True, most of the research I see out there is related to agricultural soils, not containers. I'd be curious to know how much runoff is okay or even beneficial in containers, and how much is "too much" and what the negative effects would be, but I can see why researchers might just not care enough to find out. Home container gardeners probably tend to over-fertilize more than large-scale farmers in the first place, and in containers it's easy enough to top-dress or add synthetic fertilizers as needed should any deficiencies arise.
 

dbz

Well-Known Member
There is a lot of information on Leaching. This process happens is observed scientifically in many papers in regular soil. For some studies they conducted experiments with and without additional fertilizers. Leaching happens. If it happens in soil in open areas, it will also happen in potted plants, due to a much smaller root system logic would dictate this process would be much more profound.

https://www.britannica.com/science/leaching-geochemistry-of-soil
This one looks at nitrogen leaching with fertilizers and without
A host of the following ones look at phosphorous and other micronutrients specific to no till as well

If you are looking for peer reviewed research specific to potted plants or cannabis good luck. However regardless of with potted plants or not the principles remain true. So if you have a potted plant especially with a living or really hot soil like SOHUM or Kindsoil, that would probably be why the manufacturers highly recommend not watering to run-off.

When you are using synthetic nutes the salt content becomes much higher and run-off is much more important. I think what happens with Cannabis growing is these two areas get conflated when they are quite different.

Sure I haven't grown tons of cannabis, but I do grow a lot of garden plants and other plants and have for a long time, and taking all of these things into consideration has certainly merited benefit for me at least in my opinion. Most people that I have seen in the Organics and no till threads have said mostly the same things that I have seen here.
 

Northwood

Well-Known Member
Also, when one understands the concept of leaching in agricultural soils, one will begin to recognize how irrelevant cation exchange capacity is to potted container gardening.
That's because most potted container gardening takes place in a soil-less medium, especially peat moss. Peat moss has an incredibly high CEC, especially when you adjust its pH to 8! Our plants wouldn't enjoy that though. Obviously the CEC of these growing mediums even at usable pH has some effect on nutrient retention and pH buffering, but not nearly enough that it can be relied upon to sustain plants for an entire grow cycle. This is especially true for available magnesium and calcium. And thus the "feed with every watering using drip irrigation" regimen was born.

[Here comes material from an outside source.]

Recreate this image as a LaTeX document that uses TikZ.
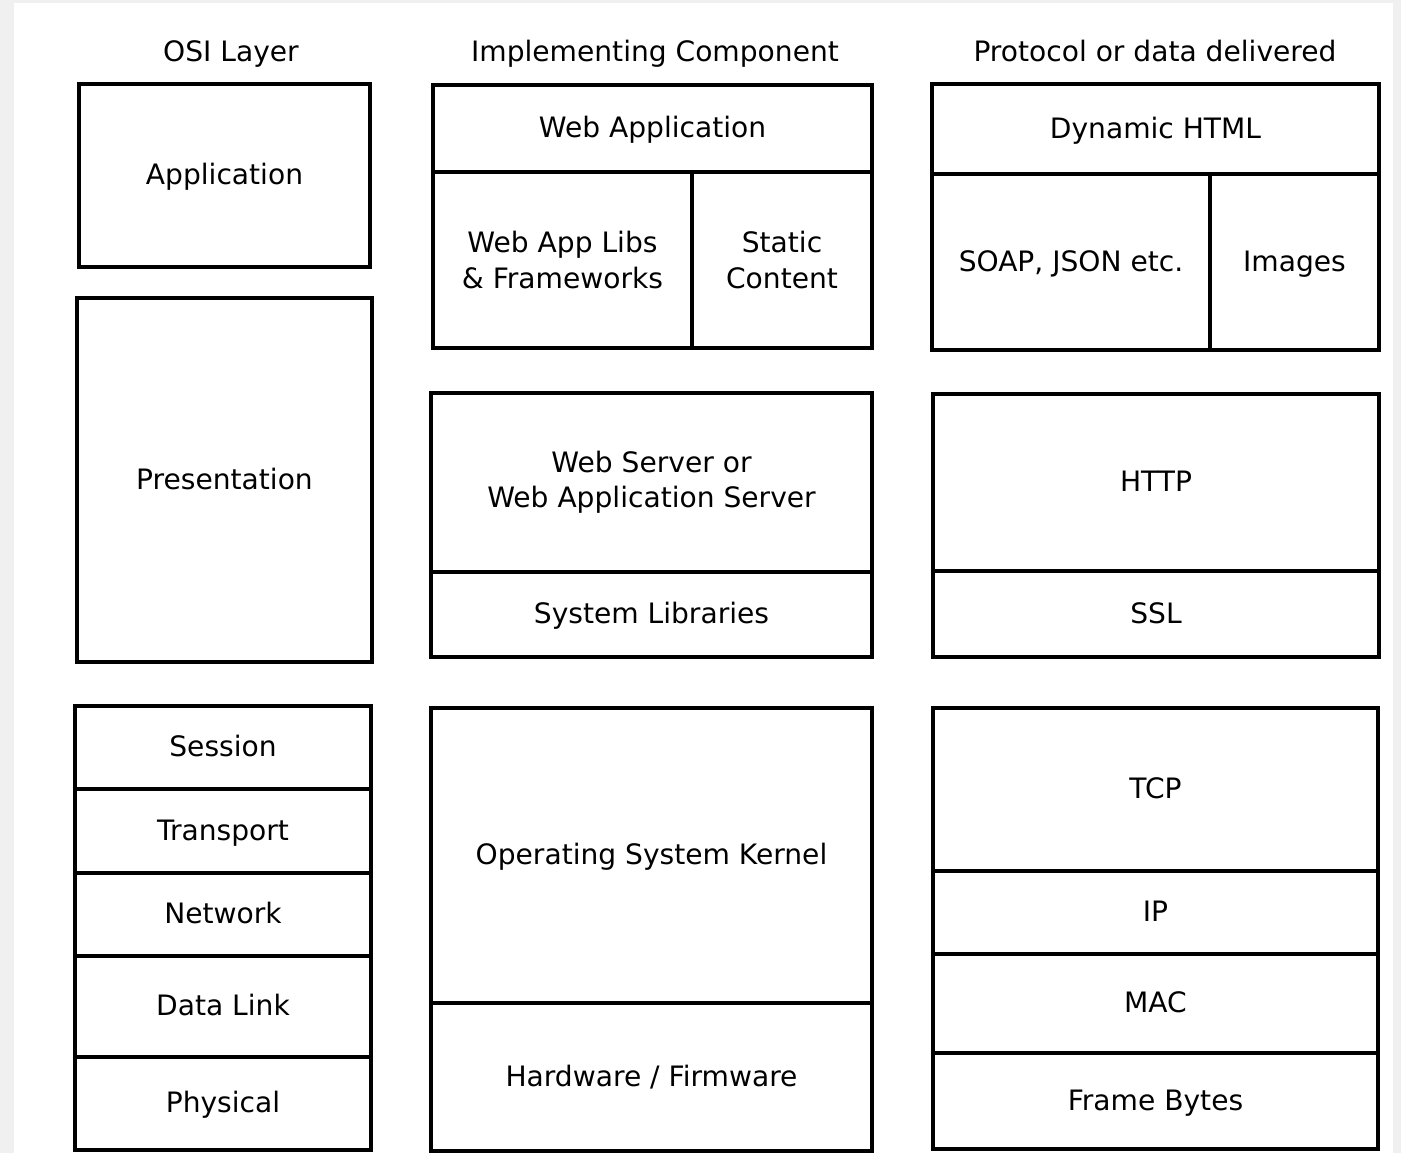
\documentclass[tikz,border=0pt]{standalone}
\usepackage{fontspec}
\setmainfont{DejaVu Sans}
\usepackage{xcolor}
\usepackage{tikz}
\usetikzlibrary{positioning}

\definecolor{pagegray}{RGB}{240,240,240}

\begin{document}
\begin{tikzpicture}[x=0.1mm, y=-0.1mm,
        font=\fontsize{8}{10}\selectfont]

        % One cell of a stack, sized in pixels of the layout grid
        \tikzset{
            cell/.style={draw, line width=1.1pt, inner sep=0pt, outer sep=0pt,
                align=center},
            oneline/.style={cell, text height=0.75em, text depth=0.22em},
            cellsize/.style 2 args={minimum width=#1*0.1mm, minimum height=#2*0.1mm},
            heading/.style={inner sep=0pt, anchor=base}
        }

        % Page background
        \fill[pagegray] (0, 0) rectangle (1401, 1153);
        \fill[white] (14, 3) rectangle (1393, 1153);
        \useasboundingbox (0, 0) rectangle (1401, 1153);

        % Column headings
        \node[heading] (H1) at (231, 61) {OSI Layer};
        \node[heading] (H2) at (655, 61) {Implementing Component};
        \node[heading] (H3) at (1155, 61) {Protocol or data delivered};

        % OSI layers
        \begin{scope}
            \node[oneline, cellsize={291}{183}] (App) at (224.5, 175.5) {Application};
            \node[oneline, cellsize={295}{364}] (Pres) at (224.5, 480) {Presentation};

            \node[oneline, cellsize={296}{83}] (Sess) at (223, 747.5) {Session};
            \node[oneline, cellsize={296}{84}] (Trans) [below=0pt of Sess] {Transport};
            \node[oneline, cellsize={296}{83}] (Net) [below=0pt of Trans] {Network};
            \node[oneline, cellsize={296}{101}] (Link) [below=0pt of Net] {Data Link};
            \node[oneline, cellsize={296}{93}] (Phys) [below=0pt of Link] {Physical};
        \end{scope}

        % Implementing components
        \begin{scope}
            \node[oneline, cellsize={439}{87}] (WebApp) at (652.5, 128.5) {Web Application};
            \node[cell, cellsize={259}{176}, anchor=north west] (Libs)
                at (WebApp.south west) {Web App Libs\\\& Frameworks};
            \node[cell, cellsize={180}{176}, anchor=north west] (Static)
                at (Libs.north east) {Static\\Content};

            \node[cell, cellsize={441}{179}] (WebSrv) at (651.5, 482.5)
                {Web Server or\\Web Application Server};
            \node[oneline, cellsize={441}{85}] (SysLib) [below=0pt of WebSrv] {System Libraries};

            \node[oneline, cellsize={441}{295}] (Kernel) at (651.5, 855.5)
                {Operating System Kernel};
            \node[oneline, cellsize={441}{148}] (HW) [below=0pt of Kernel] {Hardware / Firmware};
        \end{scope}

        % Protocols and data
        \begin{scope}
            \node[oneline, cellsize={447}{90}] (DHTML) at (1155.5, 129) {Dynamic HTML};
            \node[oneline, cellsize={278}{176}, anchor=north west] (Soap)
                at (DHTML.south west) {SOAP, JSON etc.};
            \node[oneline, cellsize={169}{176}, anchor=north west] (Img)
                at (Soap.north east) {Images};

            \node[oneline, cellsize={446}{177}] (HTTP) at (1156, 482.5) {HTTP};
            \node[oneline, cellsize={446}{86}] (SSL) [below=0pt of HTTP] {SSL};

            \node[oneline, cellsize={445}{163}] (TCP) at (1155.5, 789.5) {TCP};
            \node[oneline, cellsize={445}{83}] (IP) [below=0pt of TCP] {IP};
            \node[oneline, cellsize={445}{99}] (MAC) [below=0pt of IP] {MAC};
            \node[oneline, cellsize={445}{96}] (Frame) [below=0pt of MAC] {Frame Bytes};
        \end{scope}

\end{tikzpicture}
\end{document}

No-till however isn't necessarily the same as conventional potted container growing. Here we must rely more on CEC and we include amendments and additives with the goal of increasing CEC sites. The buildup of stable organic matter will help, but it's gradual and takes a long time. Store bought peat moss isn't exactly like regular stable organic matter because the kind we use hasn't undergone significant humification yet due to the conditions that created it.

Other no-till methods don't worry about CEC much at all, and call for the periodic topdressing of "organic" material that already contains a lot of readily available nutrients that continually leach into the rhizosphere with each top watering. Since I'm getting lazy in my old age, I prefer caring about CEC and not having to worry so much about plant nutrition, rather than the other way around.

Edit: Forgot about the original purpose of the thread! Lol
Yes, I do water to run-off in my style of to-till - but only a couple times during the grow cycle, and a good one in preparation for the next. I'm guessing I have a CEC level that does retain enough nutrients, so a periodic light flush can only be helpful for the specific reasons you mentioned. I plan on passing this soil onto my grand kids, so I'm obligated to prevent it from turning into a toxic anaerobic mess of salts and fluoride by that time.